[Start Record extracts]
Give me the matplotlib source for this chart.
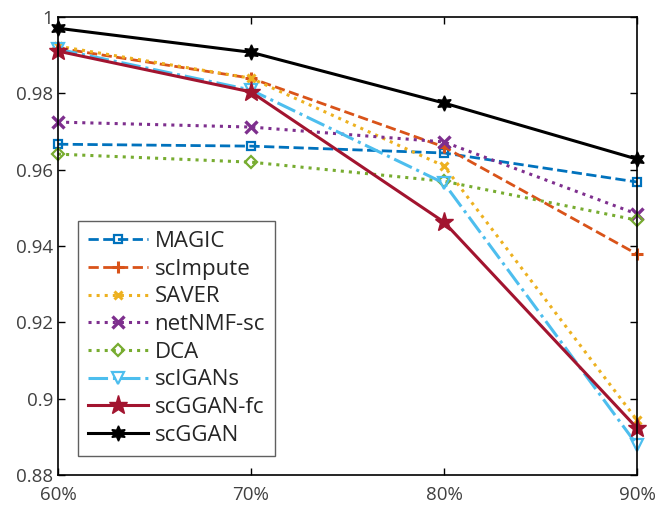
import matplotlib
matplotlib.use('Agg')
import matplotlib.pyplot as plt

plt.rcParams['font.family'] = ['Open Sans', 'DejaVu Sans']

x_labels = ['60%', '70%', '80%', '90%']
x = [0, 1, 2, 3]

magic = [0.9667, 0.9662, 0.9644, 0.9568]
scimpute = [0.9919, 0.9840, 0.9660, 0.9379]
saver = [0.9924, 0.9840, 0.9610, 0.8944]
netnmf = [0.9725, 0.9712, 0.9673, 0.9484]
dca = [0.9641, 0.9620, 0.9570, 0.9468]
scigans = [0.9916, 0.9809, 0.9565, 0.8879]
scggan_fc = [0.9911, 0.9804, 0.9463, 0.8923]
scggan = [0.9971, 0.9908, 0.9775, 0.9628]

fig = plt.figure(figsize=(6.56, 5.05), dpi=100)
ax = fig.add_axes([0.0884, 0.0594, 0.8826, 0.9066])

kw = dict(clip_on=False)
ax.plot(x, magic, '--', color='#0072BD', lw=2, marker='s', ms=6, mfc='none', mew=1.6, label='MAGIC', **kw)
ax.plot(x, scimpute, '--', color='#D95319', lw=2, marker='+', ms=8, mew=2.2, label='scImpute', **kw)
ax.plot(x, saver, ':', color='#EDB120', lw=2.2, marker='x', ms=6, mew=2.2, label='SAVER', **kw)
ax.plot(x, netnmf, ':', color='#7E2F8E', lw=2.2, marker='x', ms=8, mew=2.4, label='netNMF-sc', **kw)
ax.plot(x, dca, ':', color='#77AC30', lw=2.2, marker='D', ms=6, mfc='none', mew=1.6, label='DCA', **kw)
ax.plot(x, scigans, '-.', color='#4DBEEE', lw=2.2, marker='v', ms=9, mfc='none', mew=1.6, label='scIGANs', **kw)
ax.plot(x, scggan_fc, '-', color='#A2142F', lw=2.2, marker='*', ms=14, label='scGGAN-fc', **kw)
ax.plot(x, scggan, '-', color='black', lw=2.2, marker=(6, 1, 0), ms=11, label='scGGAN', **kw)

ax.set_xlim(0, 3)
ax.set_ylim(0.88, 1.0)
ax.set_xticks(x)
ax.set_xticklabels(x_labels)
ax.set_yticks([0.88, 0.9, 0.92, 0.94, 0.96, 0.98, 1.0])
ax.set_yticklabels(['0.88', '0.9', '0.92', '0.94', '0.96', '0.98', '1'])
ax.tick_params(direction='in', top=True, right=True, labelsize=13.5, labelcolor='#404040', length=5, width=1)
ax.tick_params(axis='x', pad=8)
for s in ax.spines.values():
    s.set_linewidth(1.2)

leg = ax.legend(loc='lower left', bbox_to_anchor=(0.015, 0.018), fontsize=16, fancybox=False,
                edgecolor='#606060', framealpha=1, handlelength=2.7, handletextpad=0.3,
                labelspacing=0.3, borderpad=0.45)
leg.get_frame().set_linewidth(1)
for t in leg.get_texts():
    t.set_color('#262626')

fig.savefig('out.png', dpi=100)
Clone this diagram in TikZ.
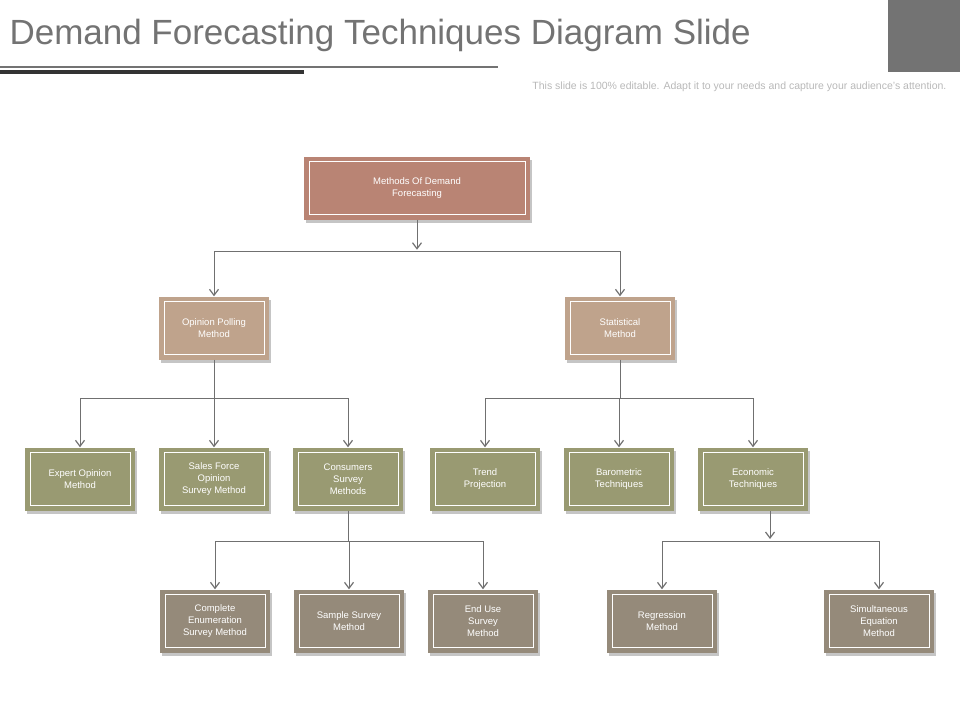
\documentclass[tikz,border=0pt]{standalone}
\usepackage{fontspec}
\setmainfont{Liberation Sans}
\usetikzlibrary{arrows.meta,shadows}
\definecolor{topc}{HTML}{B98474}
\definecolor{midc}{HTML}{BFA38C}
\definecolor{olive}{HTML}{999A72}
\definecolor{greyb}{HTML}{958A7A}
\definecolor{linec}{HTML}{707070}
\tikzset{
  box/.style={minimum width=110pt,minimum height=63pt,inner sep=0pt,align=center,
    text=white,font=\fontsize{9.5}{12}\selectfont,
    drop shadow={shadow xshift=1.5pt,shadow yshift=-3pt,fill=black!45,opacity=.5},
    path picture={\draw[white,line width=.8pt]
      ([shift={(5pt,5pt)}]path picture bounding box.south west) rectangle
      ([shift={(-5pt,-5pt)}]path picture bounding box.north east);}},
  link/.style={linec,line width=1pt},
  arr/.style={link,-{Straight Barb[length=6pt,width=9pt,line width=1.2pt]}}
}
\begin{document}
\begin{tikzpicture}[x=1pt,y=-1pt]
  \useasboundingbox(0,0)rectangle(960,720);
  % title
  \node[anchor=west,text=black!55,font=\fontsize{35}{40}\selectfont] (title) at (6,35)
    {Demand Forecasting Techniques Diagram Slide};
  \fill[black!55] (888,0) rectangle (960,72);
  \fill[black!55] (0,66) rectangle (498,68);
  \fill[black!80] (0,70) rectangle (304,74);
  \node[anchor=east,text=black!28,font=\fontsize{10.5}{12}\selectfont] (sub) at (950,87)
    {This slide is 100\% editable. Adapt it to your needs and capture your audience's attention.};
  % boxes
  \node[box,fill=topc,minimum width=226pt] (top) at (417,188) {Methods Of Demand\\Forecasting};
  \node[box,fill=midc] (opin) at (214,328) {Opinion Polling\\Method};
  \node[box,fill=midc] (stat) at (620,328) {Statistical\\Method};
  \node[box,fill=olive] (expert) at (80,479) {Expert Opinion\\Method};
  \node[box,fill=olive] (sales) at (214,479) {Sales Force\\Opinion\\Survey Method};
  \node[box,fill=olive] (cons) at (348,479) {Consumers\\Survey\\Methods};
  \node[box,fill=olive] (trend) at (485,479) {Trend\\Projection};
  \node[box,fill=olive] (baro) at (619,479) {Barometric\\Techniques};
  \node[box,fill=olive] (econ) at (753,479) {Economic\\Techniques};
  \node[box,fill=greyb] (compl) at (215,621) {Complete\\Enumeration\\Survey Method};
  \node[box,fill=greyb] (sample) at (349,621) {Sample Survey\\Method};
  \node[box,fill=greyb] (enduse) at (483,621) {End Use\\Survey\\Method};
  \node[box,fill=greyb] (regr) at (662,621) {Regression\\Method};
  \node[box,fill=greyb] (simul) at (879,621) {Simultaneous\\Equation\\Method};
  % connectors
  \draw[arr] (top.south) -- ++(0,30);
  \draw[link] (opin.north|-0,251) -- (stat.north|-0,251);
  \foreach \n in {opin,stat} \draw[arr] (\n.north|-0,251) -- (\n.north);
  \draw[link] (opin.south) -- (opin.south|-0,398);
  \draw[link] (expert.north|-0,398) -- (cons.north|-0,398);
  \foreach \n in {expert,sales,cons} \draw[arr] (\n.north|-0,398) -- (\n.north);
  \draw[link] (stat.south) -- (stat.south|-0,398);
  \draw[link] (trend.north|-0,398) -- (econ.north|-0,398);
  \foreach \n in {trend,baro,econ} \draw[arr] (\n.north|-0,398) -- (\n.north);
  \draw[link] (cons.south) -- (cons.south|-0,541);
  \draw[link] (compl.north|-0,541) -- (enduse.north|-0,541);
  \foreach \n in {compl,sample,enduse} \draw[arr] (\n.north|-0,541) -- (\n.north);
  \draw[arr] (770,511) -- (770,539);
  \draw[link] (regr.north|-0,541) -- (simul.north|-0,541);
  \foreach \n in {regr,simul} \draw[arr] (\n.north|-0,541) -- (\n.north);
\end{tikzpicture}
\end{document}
[End Record extracts]
* [What you should do] Copy out each line word for word, please, skipping the images.

* [Problem solution]
Give me the matplotlib source for this chart.
import matplotlib
matplotlib.use('Agg')
import matplotlib.pyplot as plt

plt.rcParams['font.family'] = ['Open Sans', 'DejaVu Sans']

x_labels = ['60%', '70%', '80%', '90%']
x = [0, 1, 2, 3]

magic = [0.9667, 0.9662, 0.9644, 0.9568]
scimpute = [0.9919, 0.9840, 0.9660, 0.9379]
saver = [0.9924, 0.9840, 0.9610, 0.8944]
netnmf = [0.9725, 0.9712, 0.9673, 0.9484]
dca = [0.9641, 0.9620, 0.9570, 0.9468]
scigans = [0.9916, 0.9809, 0.9565, 0.8879]
scggan_fc = [0.9911, 0.9804, 0.9463, 0.8923]
scggan = [0.9971, 0.9908, 0.9775, 0.9628]

fig = plt.figure(figsize=(6.56, 5.05), dpi=100)
ax = fig.add_axes([0.0884, 0.0594, 0.8826, 0.9066])

kw = dict(clip_on=False)
ax.plot(x, magic, '--', color='#0072BD', lw=2, marker='s', ms=6, mfc='none', mew=1.6, label='MAGIC', **kw)
ax.plot(x, scimpute, '--', color='#D95319', lw=2, marker='+', ms=8, mew=2.2, label='scImpute', **kw)
ax.plot(x, saver, ':', color='#EDB120', lw=2.2, marker='x', ms=6, mew=2.2, label='SAVER', **kw)
ax.plot(x, netnmf, ':', color='#7E2F8E', lw=2.2, marker='x', ms=8, mew=2.4, label='netNMF-sc', **kw)
ax.plot(x, dca, ':', color='#77AC30', lw=2.2, marker='D', ms=6, mfc='none', mew=1.6, label='DCA', **kw)
ax.plot(x, scigans, '-.', color='#4DBEEE', lw=2.2, marker='v', ms=9, mfc='none', mew=1.6, label='scIGANs', **kw)
ax.plot(x, scggan_fc, '-', color='#A2142F', lw=2.2, marker='*', ms=14, label='scGGAN-fc', **kw)
ax.plot(x, scggan, '-', color='black', lw=2.2, marker=(6, 1, 0), ms=11, label='scGGAN', **kw)

ax.set_xlim(0, 3)
ax.set_ylim(0.88, 1.0)
ax.set_xticks(x)
ax.set_xticklabels(x_labels)
ax.set_yticks([0.88, 0.9, 0.92, 0.94, 0.96, 0.98, 1.0])
ax.set_yticklabels(['0.88', '0.9', '0.92', '0.94', '0.96', '0.98', '1'])
ax.tick_params(direction='in', top=True, right=True, labelsize=13.5, labelcolor='#404040', length=5, width=1)
ax.tick_params(axis='x', pad=8)
for s in ax.spines.values():
    s.set_linewidth(1.2)

leg = ax.legend(loc='lower left', bbox_to_anchor=(0.015, 0.018), fontsize=16, fancybox=False,
                edgecolor='#606060', framealpha=1, handlelength=2.7, handletextpad=0.3,
                labelspacing=0.3, borderpad=0.45)
leg.get_frame().set_linewidth(1)
for t in leg.get_texts():
    t.set_color('#262626')

fig.savefig('out.png', dpi=100)
Clone this diagram in TikZ.
\documentclass[tikz,border=0pt]{standalone}
\usepackage{fontspec}
\setmainfont{Liberation Sans}
\usetikzlibrary{arrows.meta,shadows}
\definecolor{topc}{HTML}{B98474}
\definecolor{midc}{HTML}{BFA38C}
\definecolor{olive}{HTML}{999A72}
\definecolor{greyb}{HTML}{958A7A}
\definecolor{linec}{HTML}{707070}
\tikzset{
  box/.style={minimum width=110pt,minimum height=63pt,inner sep=0pt,align=center,
    text=white,font=\fontsize{9.5}{12}\selectfont,
    drop shadow={shadow xshift=1.5pt,shadow yshift=-3pt,fill=black!45,opacity=.5},
    path picture={\draw[white,line width=.8pt]
      ([shift={(5pt,5pt)}]path picture bounding box.south west) rectangle
      ([shift={(-5pt,-5pt)}]path picture bounding box.north east);}},
  link/.style={linec,line width=1pt},
  arr/.style={link,-{Straight Barb[length=6pt,width=9pt,line width=1.2pt]}}
}
\begin{document}
\begin{tikzpicture}[x=1pt,y=-1pt]
  \useasboundingbox(0,0)rectangle(960,720);
  % title
  \node[anchor=west,text=black!55,font=\fontsize{35}{40}\selectfont] (title) at (6,35)
    {Demand Forecasting Techniques Diagram Slide};
  \fill[black!55] (888,0) rectangle (960,72);
  \fill[black!55] (0,66) rectangle (498,68);
  \fill[black!80] (0,70) rectangle (304,74);
  \node[anchor=east,text=black!28,font=\fontsize{10.5}{12}\selectfont] (sub) at (950,87)
    {This slide is 100\% editable. Adapt it to your needs and capture your audience's attention.};
  % boxes
  \node[box,fill=topc,minimum width=226pt] (top) at (417,188) {Methods Of Demand\\Forecasting};
  \node[box,fill=midc] (opin) at (214,328) {Opinion Polling\\Method};
  \node[box,fill=midc] (stat) at (620,328) {Statistical\\Method};
  \node[box,fill=olive] (expert) at (80,479) {Expert Opinion\\Method};
  \node[box,fill=olive] (sales) at (214,479) {Sales Force\\Opinion\\Survey Method};
  \node[box,fill=olive] (cons) at (348,479) {Consumers\\Survey\\Methods};
  \node[box,fill=olive] (trend) at (485,479) {Trend\\Projection};
  \node[box,fill=olive] (baro) at (619,479) {Barometric\\Techniques};
  \node[box,fill=olive] (econ) at (753,479) {Economic\\Techniques};
  \node[box,fill=greyb] (compl) at (215,621) {Complete\\Enumeration\\Survey Method};
  \node[box,fill=greyb] (sample) at (349,621) {Sample Survey\\Method};
  \node[box,fill=greyb] (enduse) at (483,621) {End Use\\Survey\\Method};
  \node[box,fill=greyb] (regr) at (662,621) {Regression\\Method};
  \node[box,fill=greyb] (simul) at (879,621) {Simultaneous\\Equation\\Method};
  % connectors
  \draw[arr] (top.south) -- ++(0,30);
  \draw[link] (opin.north|-0,251) -- (stat.north|-0,251);
  \foreach \n in {opin,stat} \draw[arr] (\n.north|-0,251) -- (\n.north);
  \draw[link] (opin.south) -- (opin.south|-0,398);
  \draw[link] (expert.north|-0,398) -- (cons.north|-0,398);
  \foreach \n in {expert,sales,cons} \draw[arr] (\n.north|-0,398) -- (\n.north);
  \draw[link] (stat.south) -- (stat.south|-0,398);
  \draw[link] (trend.north|-0,398) -- (econ.north|-0,398);
  \foreach \n in {trend,baro,econ} \draw[arr] (\n.north|-0,398) -- (\n.north);
  \draw[link] (cons.south) -- (cons.south|-0,541);
  \draw[link] (compl.north|-0,541) -- (enduse.north|-0,541);
  \foreach \n in {compl,sample,enduse} \draw[arr] (\n.north|-0,541) -- (\n.north);
  \draw[arr] (770,511) -- (770,539);
  \draw[link] (regr.north|-0,541) -- (simul.north|-0,541);
  \foreach \n in {regr,simul} \draw[arr] (\n.north|-0,541) -- (\n.north);
\end{tikzpicture}
\end{document}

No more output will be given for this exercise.